State of Emergency, leading by example

My name is Jordy Delage, French national, immigrant in Japan and Budoka by nature.
I have spent more than 15 years in Japan practicing Budo and more than a decade building this company called Seido.
I was here when the Tohoku earthquake hit and during the Fukushima crisis that followed and brought part of Japan to its knees.
And I am still here today, during the COVID-19 crisis. A crisis that has no precedent in human history, a crisis that is bringing the whole humanity to its knees.
As Budoka, as a business owner, as an immigrant, and as a human being, I have duties to fulfill, and this message is one of them.

First of all, I would like to address my most honest sympathy to the whole human kind. Not only to Budoka, although it is easier for me to relate with you as we are part of the same community, but to all those who are suffering from the situation, under physical and psychological stress, stranded home or working hard to keep the world afloat, worried about their health, but also to what will happen next once this crisis is over, I would like to tell you all that we are all in the same boat, and we all need to work together to keep it afloat. I would also like to say a huge thank you to all those who are working very hard so the world doesn't sink, and especially all medical personnel and carriers and drivers that do all they can to keep us alive and connected.

My role as an immigrant and as someone who runs a business that is oriented from Japan to the world, my role is also to communicate about the situation in Japan.
Although we do not know to what extent Japan might have tried to diminish the numbers, we now know (April 7th) that Japan has over 3400 active cases, 92 deaths, 79 in critical conditions, for only 46000 tests done.
Japan has done a fairly good job at slowing down the pandemic and Japan kept control much longer than many other countries, very likely because of cultural elements such as the fact that "social distancing" is a cultural norm that is an essential part of the Japanese culture. But the numbers have spoken, Japan is losing control and politicians have acknowledged that fact by declaring the state of emergency in 7 prefectures, including Tokyo.
The state of emergency is not what it might sound to your Westerners ears. Japan has no legal means to confine people home, the best that politicians can do is to request people to follow the rules. The state of emergency allows local governments to shut down schools, public facilities, private facilities that welcome large numbers of people, and also to take control of private facilities (such as hotels, to increase hospitals capacities).
As of today, there are no clear guidelines or recommendations for businesses such as Seido.
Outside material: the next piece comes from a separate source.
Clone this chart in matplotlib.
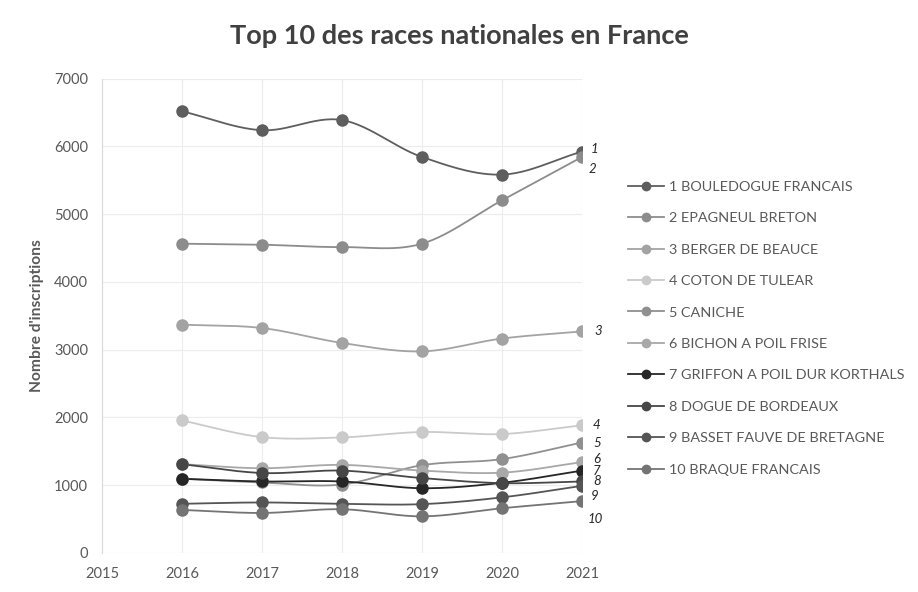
import numpy as np
import matplotlib
matplotlib.use("Agg")
import matplotlib.pyplot as plt

plt.rcParams['font.family'] = ['Lato', 'DejaVu Sans']

years = [2016, 2017, 2018, 2019, 2020, 2021]
races = ["1 BOULEDOGUE FRANCAIS", "2 EPAGNEUL BRETON", "3 BERGER DE BEAUCE",
         "4 COTON DE TULEAR", "5 CANICHE", "6 BICHON A POIL FRISE",
         "7 GRIFFON A POIL DUR KORTHALS", "8 DOGUE DE BORDEAUX",
         "9 BASSET FAUVE DE BRETAGNE", "10 BRAQUE FRANCAIS"]

bouledogue = [6520, 6240, 6390, 5845, 5585, 5925]
epagneul = [4565, 4550, 4515, 4565, 5205, 5845]
berger = [3370, 3320, 3100, 2975, 3165, 3270]
coton = [1955, 1710, 1705, 1785, 1755, 1885]
caniche = [1095, 1040, 1010, 1295, 1385, 1630]
bichon = [1310, 1250, 1300, 1215, 1185, 1340]
griffon = [1095, 1055, 1055, 955, 1035, 1215]
dogue = [1310, 1180, 1215, 1105, 1030, 1055]
basset = [725, 745, 725, 720, 820, 990]
braque = [635, 590, 645, 540, 660, 765]

series = [bouledogue, epagneul, berger, coton, caniche,
          bichon, griffon, dogue, basset, braque]
colors = ["#5e5e5e", "#8c8c8c", "#a3a3a3", "#cacaca", "#909090",
          "#a8a8a8", "#262626", "#474747", "#555555", "#747474"]
# label offsets (points) for the numbers next to the 2021 values
offsets = [(6, 2), (5, -9), (9, 0), (8, 0), (8, 0),
           (8, 2), (8, 0), (8, 0), (6, -7), (4, -13)]


def smooth(x, y, n=30):
    # catmull-rom curve through the points, like excel's smoothed lines
    x = np.asarray(x, float)
    y = np.asarray(y, float)
    px = np.concatenate([[2*x[0]-x[1]], x, [2*x[-1]-x[-2]]])
    py = np.concatenate([[2*y[0]-y[1]], y, [2*y[-1]-y[-2]]])
    xs, ys = [], []
    t = np.linspace(0, 1, n)
    for i in range(1, len(px)-2):
        for p, out in ((px, xs), (py, ys)):
            p0, p1, p2, p3 = p[i-1], p[i], p[i+1], p[i+2]
            out.extend(0.5*((2*p1) + (-p0+p2)*t + (2*p0-5*p1+4*p2-p3)*t**2
                            + (-p0+3*p1-3*p2+p3)*t**3))
    return xs, ys


fig = plt.figure(figsize=(9.18, 5.92), dpi=100)
ax = fig.add_axes([0.111, 0.066, 0.523, 0.801])

for i, vals in enumerate(series):
    sx, sy = smooth(years, vals)
    ax.plot(sx, sy, color=colors[i], lw=1.3, zorder=2+i*0.1)
    ax.plot(years, vals, 'o', color=colors[i], ms=8, zorder=3+i*0.1,
            label=races[i])
    ax.annotate(str(i+1), (years[-1], vals[-1]), xytext=offsets[i],
                textcoords='offset points', ha='left', va='center',
                fontsize=9.5, style='italic', color='#262626')

ax.set_xlim(2015, 2021)
ax.set_ylim(0, 7000)
ax.set_xticks(range(2015, 2022))
ax.set_yticks(range(0, 7001, 1000))
ax.grid(True, color='#ececec', lw=0.8)
ax.set_axisbelow(True)
for s in ['top', 'right', 'bottom']:
    ax.spines[s].set_visible(False)
ax.spines['left'].set_color('#d9d9d9')
ax.tick_params(length=0, labelsize=10.5, colors='#595959', pad=10)
ax.tick_params(axis='x', pad=10)
ax.set_ylabel("Nombre d'inscriptions", fontsize=11.2, fontweight='bold',
              color='#595959', labelpad=7)

fig.suptitle("Top 10 des races nationales en France", x=0.5, y=0.96,
             fontsize=19.5, fontweight='bold', color='#404040')

# legend with line + dot handles
handles = []
for i in range(len(series)):
    h, = ax.plot([], [], '-o', color=colors[i], ms=6, lw=1.3)
    handles.append(h)
leg = fig.legend(handles, races, loc='upper left', bbox_to_anchor=(0.67, 0.717),
                 frameon=False, fontsize=10.4, labelcolor='#595959',
                 handlelength=2.5, labelspacing=1.34, handletextpad=0.35)

fig.savefig("out.png", dpi=100)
As a Budoka and as a business owner, my role is, at the very least, to lead by example. Seido has been taking measures for almost a month now. We have reduced working hours, and implemented various countermeasures and on a personal level, I haven't set foot in a store for more than a month. But it is time to step measures up, so, as of today, and following the declaration of state of emergency in Japan, I have decided the following:
- Seido's office will be closed on Tuesdays and Thursdays. Our staff will work from home and handle all email inquiries, order tracking, order management, etc., as usual.
- Seido will be open but work on a special schedule on Mondays, Wednesdays and Fridays. To avoid crowded trains, working hours are set from 10 am to 5 pm but part of the staff is encouraged to leave early if possible.
- Non-essential staff is in partial unemployment with the guarantee of receiving 90% of their salary.
- We will be in close contact with all our partners and especially the craftsmen, ready to help as much as we can if necessary (as we did last week with our Hakama workshop).

Seido will not only follow government guidelines but will go even further by implementing measures that have been taken by European countries as much as humanly possible.

Seido is a business, with bills and salaries to pay, and at the moment, the government has not announced specific measures that would prevent us from going bankrupt if we were to completely close for a few weeks.
For this reason, and because I have the responsibility of the people working at Seido, I must do everything in my power to do the impossible: run the company while protecting the people. Very fortunately, Seido's team is composed of smart, compassionate and hardworking people. Everyone is completely dedicated to do everything it takes to keep the situation under control.
Your orders might be delayed, our support may be slightly slowed down, but be sure that we are here! We are here for Seido, we are here for the community, and we are here for Japan! Please be here for us. If you can order, please do so. We'll need a minimum income to survive, and we're counting on those who can. If you can't, don't.

Seido will lead by example. Our team will lead by example, working tirelessly on raising awareness on the situation, telling people around us that if there is no legal order to stay home, they must do so in order to avoid a situation that would lead to dozens of thousands of deaths.

We have spent the past 10 years with the practitioners, both on and off the mat, and we hope to still be at your side for the next decade, after we have successfully overcome this crisis together.

Take care of yourself and your relatives, stay safe!